Planes crashing into mountains aren’t “accidents.” When heavy machinery falls on a factory workers’s foot, it isn’t an “accident.” So why is one car colliding into another any different?
That’s the argument made by the New York City nonprofit groups Families for Safe Streets and Transportation Alternatives in a new safety campaign.
The campaign, called Crash Not Accident, urges people to reconsider the language they use when referring to roadway collisions.
“Traffic crashes are fixable problems, caused by dangerous streets and unsafe drivers,” the site says. Referring to traumatic events as “accidents” only serves to absolve the guilty parties of their blame.
The campaign is currently collecting signatures from people who agree to stop using the word “accident.”
As of this writing, the groups have received 774 pledges out of their goal of 20,000.
Forensic psychiatrist Dr.

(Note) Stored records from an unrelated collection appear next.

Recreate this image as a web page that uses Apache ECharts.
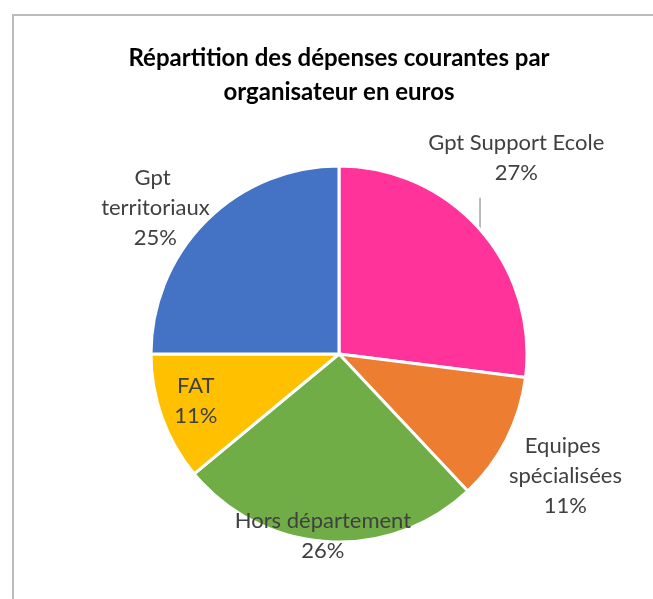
<!DOCTYPE html>
<html>
<head>
<meta charset="utf-8">
<script src="https://cdn.jsdelivr.net/npm/echarts@6/dist/echarts.min.js"></script>
<style>
  html, body { margin: 0; padding: 0; background: #fff; }
  #main { width: 653px; height: 599px; position: relative; }
  .frame {
    position: absolute; left: 12px; top: 14px; width: 641px; height: 585px;
    border-left: 2px solid #bcbcbc; border-top: 2px solid #bcbcbc;
    pointer-events: none;
  }
</style>
</head>
<body>
<div id="main"></div>
<div class="frame"></div>
<script>
// données
const categories = ['Gpt Support Ecole', 'Equipes spécialisées', 'Hors département', 'FAT', 'Gpt territoriaux'];
const values = [27, 11, 26, 11, 25];

const colors = ['#FF3399', '#ED7D31', '#70AD47', '#FFC000', '#4472C4'];
// position des étiquettes : inside + décalage, sauf la première (outside avec trait)
const labelPos = ['outside', 'inside', 'inside', 'inside', 'inside'];
const labelShift = [[5, -62], [140, 78], [-10, 85], [-52, 14], [-115, -78]];
const labelWidth = [220, 140, 220, 80, 130];

const chart = echarts.init(document.getElementById('main'));

const option = {
  animation: false,
  title: {
    text: 'Répartition des dépenses courantes par\norganisateur en euros',
    left: 334,
    top: 36,
    textAlign: 'center',
    textStyle: {
      fontFamily: 'Lato',
      fontWeight: 'bold',
      fontSize: 24,
      lineHeight: 34,
      color: '#000',
      align: 'center'
    }
  },
  color: colors,
  series: [{
    type: 'pie',
    center: [339, 354],
    radius: 188,
    startAngle: 90,
    clockwise: true,
    percentPrecision: 0,
    itemStyle: {
      borderColor: '#fff',
      borderWidth: 3
    },
    label: {
      show: true,
      formatter: '{b}\n{d}%',
      fontFamily: 'Lato',
      fontSize: 22,
      lineHeight: 30,
      color: '#404040',
      align: 'center',
      overflow: 'break'
    },
    labelLine: {
      show: true,
      length: 15,
      length2: 15,
      lineStyle: { color: '#a6a6a6', width: 1.5 }
    },
    labelLayout: function (params) {
      const s = labelShift[params.dataIndex];
      const res = { dx: s[0], dy: s[1], align: 'center' };
      const pts = params.labelLinePoints;
      if (pts && pts.length) {
        // trait vertical depuis le bord de la part
        const p = pts[0];
        res.labelLinePoints = [[p[0], p[1]], [p[0], p[1] - 16], [p[0], p[1] - 32]];
      }
      return res;
    },
    data: categories.map(function (c, i) {
      return {
        name: c,
        value: values[i],
        label: { position: labelPos[i], width: labelWidth[i] }
      };
    })
  }]
};

chart.setOption(option);
</script>
</body>
</html>
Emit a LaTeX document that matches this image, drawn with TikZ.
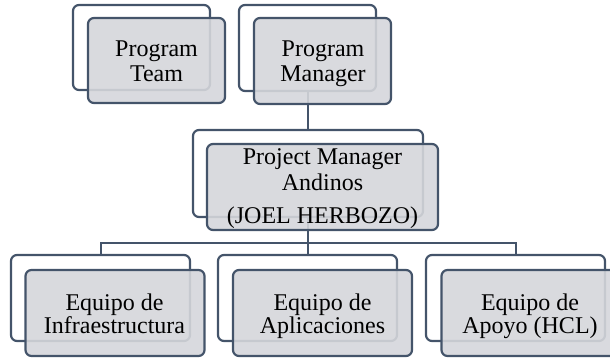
\documentclass[tikz,border=0pt]{standalone}
\usepackage{fontspec}
\setmainfont{Liberation Serif}
\definecolor{edge}{HTML}{44546A}
\definecolor{card}{HTML}{D5D6DB}
\begin{document}
\begin{tikzpicture}[x=1pt,y=-1pt,
  back/.style={draw=edge,line width=2.2pt,rounded corners=6pt,fill=white,inner sep=0pt},
  front/.style={draw=edge,line width=2.2pt,rounded corners=6pt,fill=card,fill opacity=0.9,inner sep=0pt},
  wire/.style={draw=edge,line width=2pt},
  lbl/.style={font=\fontsize{24}{25}\selectfont,anchor=base,inner sep=0pt}]
\useasboundingbox (0,0) rectangle (610,358);
\clip (0,0) rectangle (610,358);

% outlined back cards
\node[back,minimum width=137pt,minimum height=85pt] (pt)  at (141.5,47.5) {};
\node[back,minimum width=137pt,minimum height=86pt] (pm)  at (307.5,48) {};
\node[back,minimum width=230pt,minimum height=87pt] (pma) at (308,173.5) {};
\node[back,minimum width=179pt,minimum height=86pt] (inf) at (100.5,298) {};
\node[back,minimum width=179pt,minimum height=86pt] (app) at (307.5,298) {};
\node[back,minimum width=179pt,minimum height=86pt] (apo) at (515.5,298) {};

% connectors
\coordinate (bus) at (308,243);
\draw[wire] (pm.south) -- (pm.south |- pma.north);
\draw[wire] (pma.south) -- (pma.south |- bus);
\draw[wire] (inf.north) |- (bus) -| (apo.north);
\draw[wire] (app.north) -- (app.north |- bus);

% shaded front cards
\node[front,minimum width=137pt,minimum height=85pt] (ptf)  at (156.5,60.5) {};
\node[front,minimum width=137pt,minimum height=86pt] (pmf)  at (322.5,61) {};
\node[front,minimum width=231pt,minimum height=86pt] (pmaf) at (322.5,187) {};
\node[front,minimum width=179pt,minimum height=86pt] (inff) at (115,313) {};
\node[front,minimum width=179pt,minimum height=86pt] (appf) at (322.5,313) {};
\node[front,minimum width=179pt,minimum height=86pt] (apof) at (531,313) {};

% labels
\node[lbl] (t1a) at (156.5,57) {Program};
\node[lbl] (t1b) at (156.5,82) {Team};
\node[lbl] (t2a) at (323,57) {Program};
\node[lbl] (t2b) at (323,82) {Manager};
\node[lbl] (t3a) at (322.5,165) {Project Manager};
\node[lbl] (t3b) at (322.5,190) {Andinos};
\node[lbl] (t3c) at (322.5,223) {(JOEL HERBOZO)};
\node[lbl] (t4a) at (114.5,310) {Equipo de};
\node[lbl] (t4b) at (114.5,333) {Infraestructura};
\node[lbl] (t5a) at (322.5,310) {Equipo de};
\node[lbl] (t5b) at (322.5,333) {Aplicaciones};
\node[lbl] (t6a) at (530,310) {Equipo de};
\node[lbl] (t6b) at (530,333) {Apoyo (HCL)};
\end{tikzpicture}
\end{document}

Howard Forman has his doubts on the potential effectiveness of the campaign.
While our natural tendency might be to seek vengeance, or at least find peace of mind in linking the tragic effect to a specific cause, Forman argues that this kneejerk response is counterproductive.
“Having room for the word ‘accident’ in our vocabulary can help us heal,” Forman says, though he concedes the word isn’t always appropriate.
In cases where a person’s brakes failed or a driver is intoxicated, the end result could certainly be prevented through better judgment. That’s why activist groups find it more practical (and accurate) if people use a word that describes the effect — “crash” — rather than one that describes whether someone meant to do it.
If we don’t hold people accountable with our language, the campaign argues, people won’t feel compelled to drive more safely in the future.
But according to Forman, omitting the word “accident” altogether ignores the fact that randomness is all around us. Bad things can happen even when no one is at fault.